There is an old saying that the Army travels on its stomach. It is true that a hot meal can boost flagging morale, and certainly gives soldiers a chance to relax and unwind a little. However, just like every other part of the big green machine, sometimes the DEFAC hits a little snag now and then. Here are a few of the hijinks and incidents that I can recall during my time in the Service.
One Generator, Two Cans
During one particularly stressful field problem, 4-1 BSTB was conducting training at Fort Polk, Louisiana. As such, our mess section was the highlight of our day—that, and the occasional alligator and poisonous snake/ spider sighting, but I digress… Anyway, we were at the midpoint of our field problem, and everyone was looking forward to hot chow with about the same level of enthusiasm as we would being reunited with a long-lost relation. So, that evening as we arrived at the mess, and what did we see? Several sheepish-looking cooks and nothing but salad (anyone who has had an army salad knows it’s 90% iceberg lettuce mix and not much else.) PB&J and a few snacks. Naturally, we were sore distressed! Hot chow, even bad hot chow, is always a morale booster.
Later, we discovered why we had no hot chow that night, or any hot food for the next two days. As it turned out, the cooks had somehow managed to pour five gallons of water into their generator instead of JP8. This is despite the fact that water cans and fuel cans have a different cap and handle configuration, and are of course, distinctly labeled, and the fact that the SOP states the two are not to be stored near each other. We eventually learned that the culprit was one of the mess sergeants who had made a mistake. The moral of the story is that even E-5s make mistakes and one should always pack an emergency supply of ramen noodles.
To Eat or Not to Eat.
Food is one of the most often talked about subjects in the Army –usually regarding how lousy it is. But despite the argument, most of us appreciated having it. Unfortunately, sometimes our DEFAC warriors make a minor miscalculation, and the result is as follows.

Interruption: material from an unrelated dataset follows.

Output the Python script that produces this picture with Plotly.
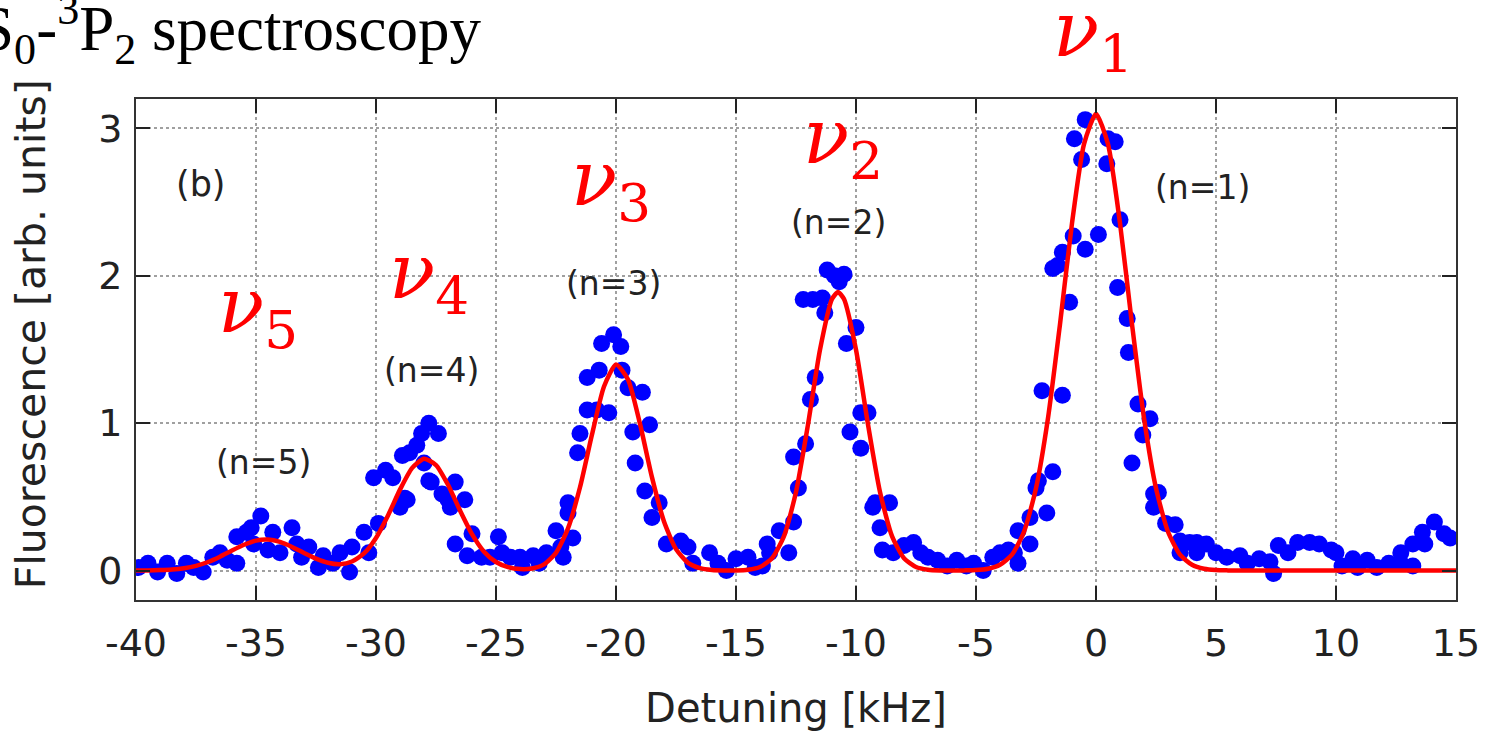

While at NTC in beautiful Fort Irwin( those of you who have been there know I’m lying now) I was part of S-6. We were heading to get chow after a long day of putting out commo fires– only to discover that our unit had “forgotten” about us and had made no provision for feeding us. Talk about a bad start to NTC. We made do with white bread and mushy peas that night. Fortunately, we did have a stash of MREs in the back of the truck, so it wasn’t a total disaster. The moral of the story is always bring peanut butter and jelly with you to the field… just in case.
People often complain about how little time they have for lunch, that they spend more time getting to and from chow than they do eating it. Well, depending on when and where you went to Basic, you learned the luxury of time was in very short supply. At Fort Jackson, during Basic, we had about ten minutes to eat. We had to wait until everyone had their trays then, and I stress only then, did we get to eat and our Drill Sergeants were always keeping an eye on us. If they felt we weren’t enthusiastic enough, then they got us out early. We normally had about ten minutes to eat, which I can assure you, is plenty of time to empty your tray, and of course, not ask too many questions about what you were eating.
If that weren’t vexing enough, we would often have to earn our meal by answering questions or recite the Soldiers Creed or sing the Army song, give a war cry, or receive the fundamentals of marksmanship… It was not unusual to have a change of plans– sometimes we ended up having our chow times changed because another training platoon needed to go first. So, when you complain about your lunch hour, take a moment to remember those poor soldiers in Basic and their hardships.